Both the U.S. and the new British government are considering introducing their own form of bank tax. Others think it would make more sense to first agree to a global levy. In Britain, a campaign favouring a Robin Hood tax on financial transactions is well underway. A financial transactions tax modeled on ideas first put forward by the late Yale economist James Tobin (often called the Tobin tax) was endorsed by outgoing Labour prime minister Gordon Brown.
A global bank tax assessed on bank balance sheet totals has been suggested by the IMF as one way of building a fund to insure the global banking system. Banks would pay so that money would be ready to help out institutions that got into trouble. The IMF has also called for a financial activities tax or FAT tax to be considered. Banks would pay a FAT tax on their profits, and on their salary and bonus payments.
Understandably, the FAT tax idea has wide political appeal. Higher bank taxes would act as a disincentive to sky high salaries and bonuses currently being paid, and return a greater percentage of financial profits to public treasuries hard hit by recession.
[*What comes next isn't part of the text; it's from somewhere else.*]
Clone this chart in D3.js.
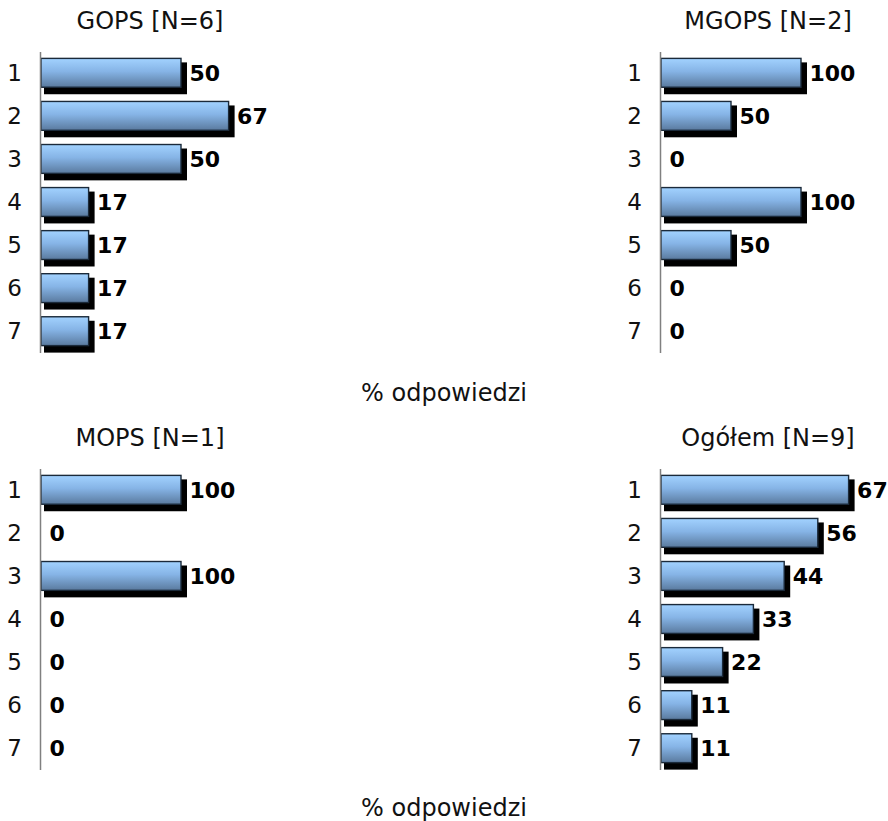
<!DOCTYPE html>
<html>
<head>
<meta charset="utf-8">
<script src="https://cdn.jsdelivr.net/npm/d3@7"></script>
<style>
  html, body { margin: 0; padding: 0; background: #fff; }
  svg { display: block; }
  text { font-family: "DejaVu Sans", Verdana, sans-serif; }
</style>
</head>
<body>
<svg id="chart" width="888" height="821"></svg>
<script>
// Answer categories (rows) shared by every panel
const categories = ["1", "2", "3", "4", "5", "6", "7"];

// Panel titles
const panelTitles = ["GOPS [N=6]", "MGOPS [N=2]", "MOPS [N=1]", "Ogółem [N=9]"];

// Percentage of answers per category, one array per panel
const gopsValues   = [50, 67, 50, 17, 17, 17, 17];
const mgopsValues  = [100, 50, 0, 100, 50, 0, 0];
const mopsValues   = [100, 0, 100, 0, 0, 0, 0];
const ogolemValues = [67, 56, 44, 33, 22, 11, 11];

// Upper end of each panel's value axis
const domainMax = [80, 160, 160, 80];

const axisTitle = "% odpowiedzi";

const series = [gopsValues, mgopsValues, mopsValues, ogolemValues];

const svg = d3.select("#chart");

// Bar fill: light blue at top fading to a darker steel blue
const defs = svg.append("defs");
const grad = defs.append("linearGradient")
  .attr("id", "barFill").attr("x1", 0).attr("y1", 0).attr("x2", 0).attr("y2", 1);
grad.append("stop").attr("offset", "0%").attr("stop-color", "#a2d2ff");
grad.append("stop").attr("offset", "45%").attr("stop-color", "#86b4e6");
grad.append("stop").attr("offset", "100%").attr("stop-color", "#5a7a9e");

// Panel placement: left/right column axis position, top/bottom row offset
const columnAxisX = [40, 660];
const columnTitleX = [150, 768];
const rowOffsetY = [0, 417];
const plotWidth = 224;

series.forEach((values, i) => {
  const col = i % 2, row = Math.floor(i / 2);
  const ax = columnAxisX[col], oy = rowOffsetY[row];

  const g = svg.append("g").attr("transform", `translate(${ax},${oy})`);

  const y = d3.scaleBand().domain(categories).range([51.5, 352.5])
    .paddingInner(0.33).paddingOuter(0.16);
  const x = d3.scaleLinear().domain([0, domainMax[i]]).range([1, 1 + plotWidth]);

  // Panel title
  svg.append("text")
    .attr("x", columnTitleX[col]).attr("y", oy + 29)
    .attr("text-anchor", "middle")
    .style("font-size", "24px")
    .attr("fill", "#111")
    .text(panelTitles[i]);

  const data = categories.map((c, k) => ({ cat: c, v: values[k] }));
  const bars = data.filter(d => d.v > 0);

  // Drop shadows
  g.selectAll("rect.shadow").data(bars).join("rect")
    .attr("class", "shadow")
    .attr("x", x(0) + 3)
    .attr("y", d => y(d.cat) + 4)
    .attr("width", d => x(d.v) - x(0) + 3)
    .attr("height", y.bandwidth() + 3)
    .attr("fill", "#000");

  // Bars
  g.selectAll("rect.bar").data(bars).join("rect")
    .attr("class", "bar")
    .attr("x", x(0))
    .attr("y", d => y(d.cat))
    .attr("width", d => x(d.v) - x(0))
    .attr("height", y.bandwidth())
    .attr("fill", "url(#barFill)")
    .attr("stroke", "#1b2a3a")
    .attr("stroke-width", 1.4);

  // Category axis
  const axis = g.append("g")
    .call(d3.axisLeft(y).tickSize(0).tickSizeOuter(0).tickPadding(18));
  axis.select(".domain").attr("stroke", "#808080").attr("stroke-width", 1.5);
  axis.selectAll(".tick text")
    .attr("fill", "#111")
    .attr("dy", "0.36em")
    .style("font-family", "'DejaVu Sans', Verdana, sans-serif")
    .style("font-size", "23px");

  // Value labels
  g.selectAll("text.value").data(data).join("text")
    .attr("class", "value")
    .attr("x", d => x(d.v) + 8.5)
    .attr("y", d => y(d.cat) + y.bandwidth() / 2)
    .attr("dy", "0.36em")
    .style("font-size", "22px").style("font-weight", "bold")
    .attr("fill", "#000")
    .text(d => d.v);
});

// Value axis titles under each row of panels
[401, 816].forEach(yy => {
  svg.append("text")
    .attr("x", 444).attr("y", yy)
    .attr("text-anchor", "middle")
    .style("font-size", "24px")
    .attr("fill", "#111")
    .text(axisTitle);
});
</script>
</body>
</html>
Not least, around the world, communities are tired of seeing banks being bailed out while people lose their homes. In the aftermath of the global meltdown in 2008-09, many banks have restored their profitability, while the unemployed have not been finding new jobs.
Harper is playing up to the big five Canadian chartered banks, which oppose the tax. Bay Street argues that since Canadian banks have not been losing money, they should not have to pay for insurance to cover the losses of other banks.
Having lobbied for years for the right to sell insurance, the Canadian banks should now show they do understand how insurance works. All must pay because no one institution can afford to cover the losses it might suffer. Bad loan losses can strike any institution, and it can take others down, forcing governments to mount costly ad hoc rescue operations.
The Canadian prime minister does not want to acknowledge how much better it would be for the world community if all the banks had to pay for the bailout when loans went bad. Currently, banks loans are effectively backed by central banks which are prepared to act as lenders-of-last-resort to national banks in difficulty. In other words, banks have direct access to national credit. Making them pay premiums to cover eventual bad debts, only recognizes the principle that all banks benefit from privileged status, not accorded to non-financial institutions.
Harper, ever the faux nationalist, is masquerading as a champion of Canada, when in fact he is denying the obvious financial problems that plague the world economy. Discussion of how issues that affect every country need to be addressed and acted upon by national leaders is what international summit diplomacy is all about.
Harper does not seem to realize that at the G8/G20 meetings he will chair in June he is expected to provide leadership. Instead, he is creating a diversion by talking about how the Canadian financial system is sound. The prime minister of Canada will welcome world leaders in Toronto and Muskoka with the message his government has no intention of pursuing a dialogue intended to address problems not experienced by Canadian banks. This must surely register as a new low for Canadian internationalism.